- WORK TO COMPLETE -
Starting at the first line of the listing below, repeat each line up to and including the one containing "from matplotlib.patches import". Leave out pictures.

Start of RECORDED INFORMATION

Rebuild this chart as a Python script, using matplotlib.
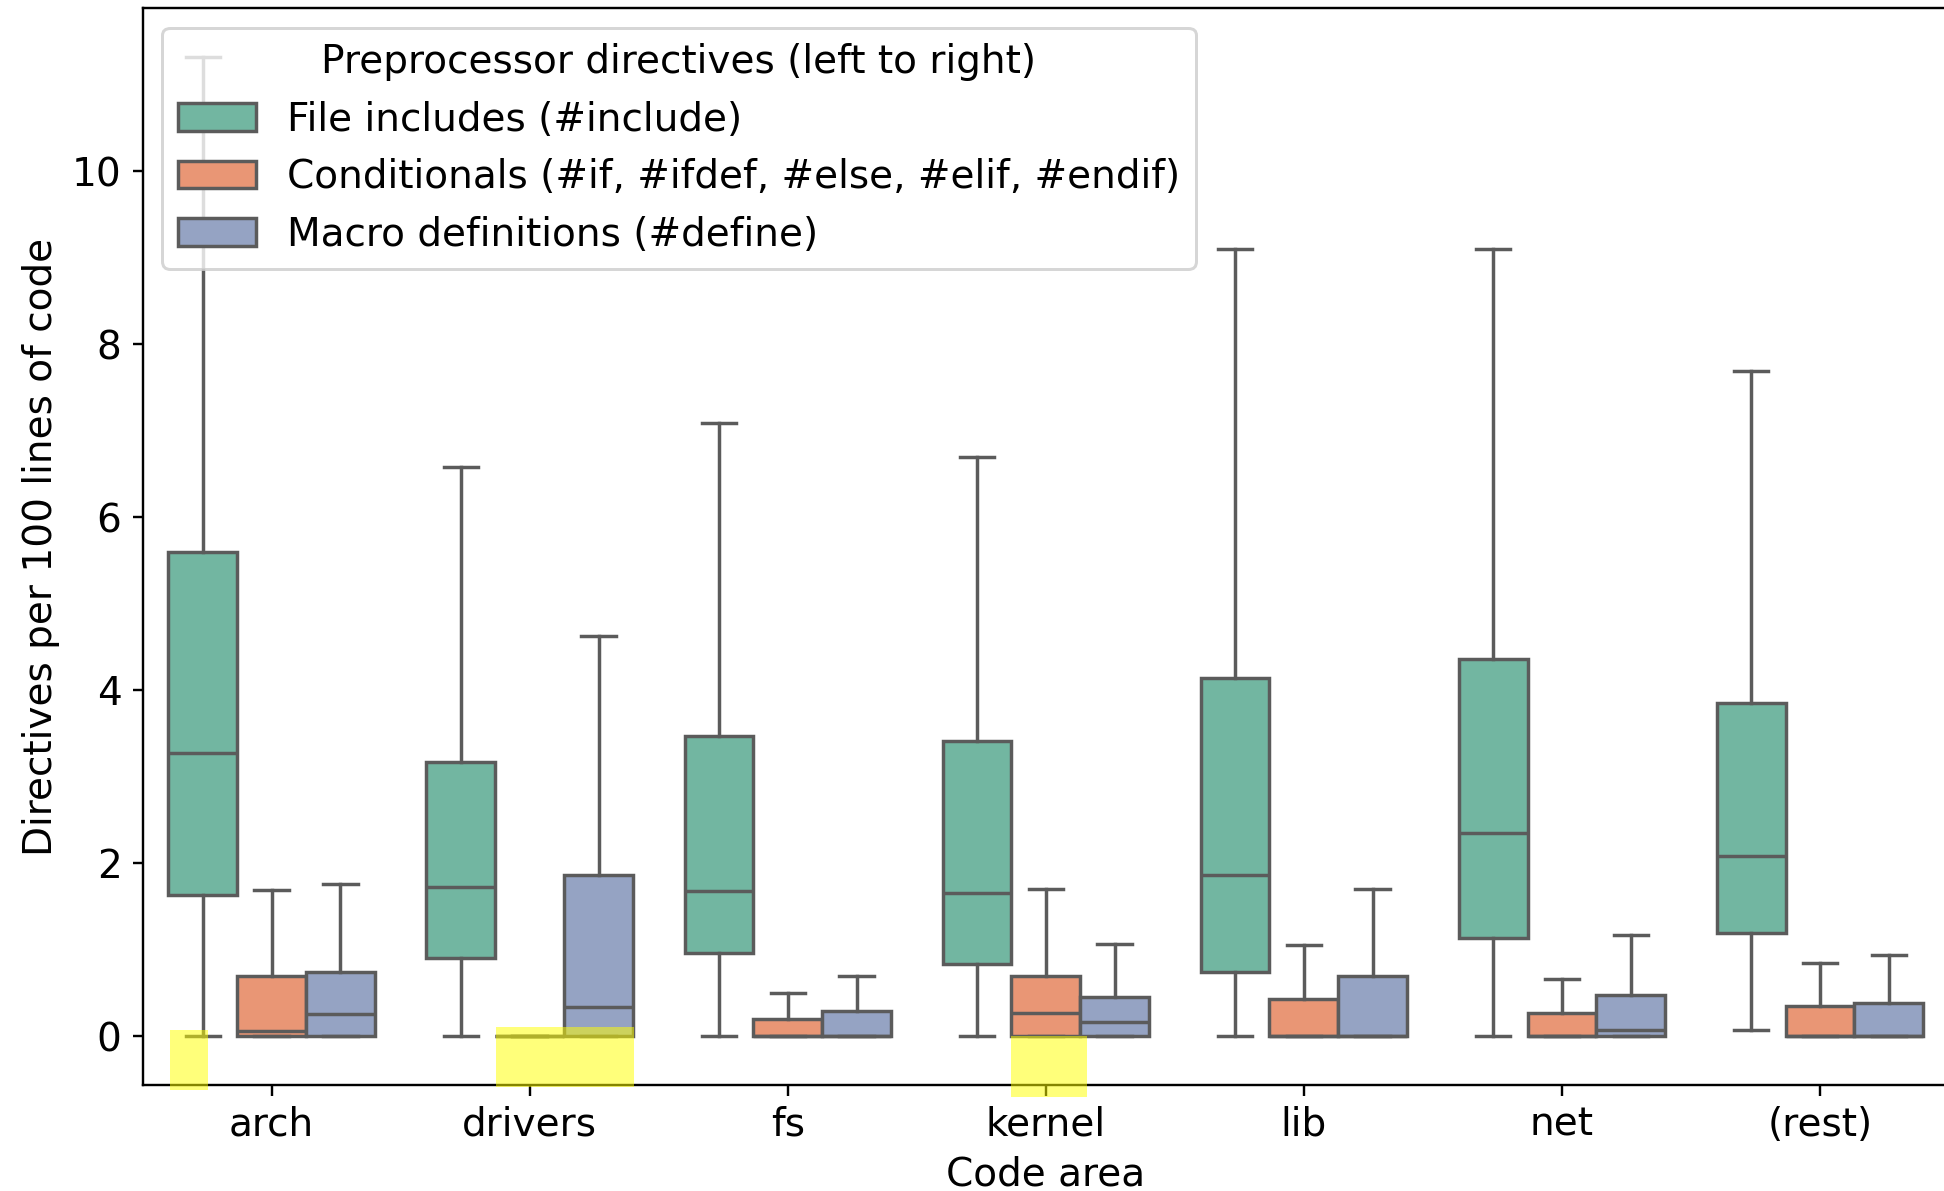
import colorsys
import matplotlib
matplotlib.use("Agg")
import matplotlib.pyplot as plt
from matplotlib.colors import to_rgb
from matplotlib.patches import Patch, Rectangle

categories = ["arch", "drivers", "fs", "kernel", "lib", "net", "(rest)"]
directive_labels = [
    "File includes (#include)",
    "Conditionals (#if, #ifdef, #else, #elif, #endif)",
    "Macro definitions (#define)",
]

# directives per 100 lines of code, per area:
# (lower whisker, q1, median, q3, upper whisker)
include_stats = [
    (0.0, 1.63, 3.27, 5.60, 11.32),
    (0.0, 0.90, 1.72, 3.17, 6.58),
    (0.0, 0.96, 1.68, 3.47, 7.09),
    (0.0, 0.83, 1.65, 3.41, 6.70),
    (0.0, 0.745, 1.86, 4.14, 9.10),
    (0.0, 1.13, 2.35, 4.36, 9.10),
    (0.075, 1.19, 2.08, 3.85, 7.69),
]
conditional_stats = [
    (0.0, 0.0, 0.06, 0.70, 1.69),
    (0.0, 0.0, 0.0, 0.0, 0.0),
    (0.0, 0.0, 0.0, 0.20, 0.50),
    (0.0, 0.0, 0.27, 0.69, 1.70),
    (0.0, 0.0, 0.0, 0.43, 1.05),
    (0.0, 0.0, 0.0, 0.27, 0.66),
    (0.0, 0.0, 0.0, 0.345, 0.84),
]
define_stats = [
    (0.0, 0.0, 0.26, 0.745, 1.76),
    (0.0, 0.0, 0.34, 1.86, 4.63),
    (0.0, 0.0, 0.0, 0.29, 0.70),
    (0.0, 0.0, 0.16, 0.45, 1.06),
    (0.0, 0.0, 0.0, 0.69, 1.70),
    (0.0, 0.0, 0.075, 0.47, 1.165),
    (0.0, 0.0, 0.0, 0.38, 0.94),
]

# yellow marker spots near the zero line (x0, x1, y0, y1), data units
highlights = [
    (-0.394, -0.246, -0.62, 0.075),
    (0.868, 1.404, -0.59, 0.10),
    (2.864, 3.158, -0.70, 0.006),
]


def desaturate(color, prop):
    h, l, s = colorsys.rgb_to_hls(*to_rgb(color))
    return colorsys.hls_to_rgb(h, l, s * prop)


plt.rcParams["font.family"] = "DejaVu Sans"
plt.rcParams["font.size"] = 13

set2 = ["#66c2a5", "#fc8d62", "#8da0cb"]
colors = [desaturate(c, 0.75) for c in set2]
line_gray = "#5b5b5b"
lw = 1.15

fig = plt.figure(figsize=(9, 1191 / 216), dpi=216)
ax = fig.add_axes([142.6 / 1944, 106 / 1191, (1949 - 142.6) / 1944, (1085 - 8) / 1191])

all_stats = [include_stats, conditional_stats, define_stats]
n = len(all_stats)
width = 0.8 / n
for i, (stats, color) in enumerate(zip(all_stats, colors)):
    offset = (i - (n - 1) / 2) * width
    boxes = [dict(whislo=s[0], q1=s[1], med=s[2], q3=s[3], whishi=s[4], fliers=[])
             for s in stats]
    ax.bxp(boxes, positions=[k + offset for k in range(len(categories))],
           widths=width, patch_artist=True, showfliers=False, manage_ticks=False,
           boxprops=dict(facecolor=color, edgecolor=line_gray, linewidth=lw),
           whiskerprops=dict(color=line_gray, linewidth=lw),
           capprops=dict(color=line_gray, linewidth=lw),
           medianprops=dict(color=line_gray, linewidth=lw))

ax.set_xticks(range(len(categories)), categories)
ax.set_xlim(-0.5, len(categories) - 0.5)
ylo, yhi = ax.get_ylim()

for x0, x1, y0, y1 in highlights:
    ax.add_patch(Rectangle((x0, y0), x1 - x0, y1 - y0, facecolor="#ffff00",
                           edgecolor="none", alpha=0.52, clip_on=False, zorder=5))
ax.set_ylim(ylo, yhi)

ax.set_xlabel("Code area")
ax.set_ylabel("Directives per 100 lines of code")

handles = [Patch(facecolor=c, edgecolor=line_gray, linewidth=lw) for c in colors]
ax.legend(handles, directive_labels, title="Preprocessor directives (left to right)",
          loc="upper left")

fig.savefig("out.png", dpi=216)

End of RECORDED INFORMATION

- OUTPUT OF THE EXERCISE -
Rebuild this chart as a Python script, using matplotlib.
import colorsys
import matplotlib
matplotlib.use("Agg")
import matplotlib.pyplot as plt
from matplotlib.colors import to_rgb
from matplotlib.patches import Patch, Rectangle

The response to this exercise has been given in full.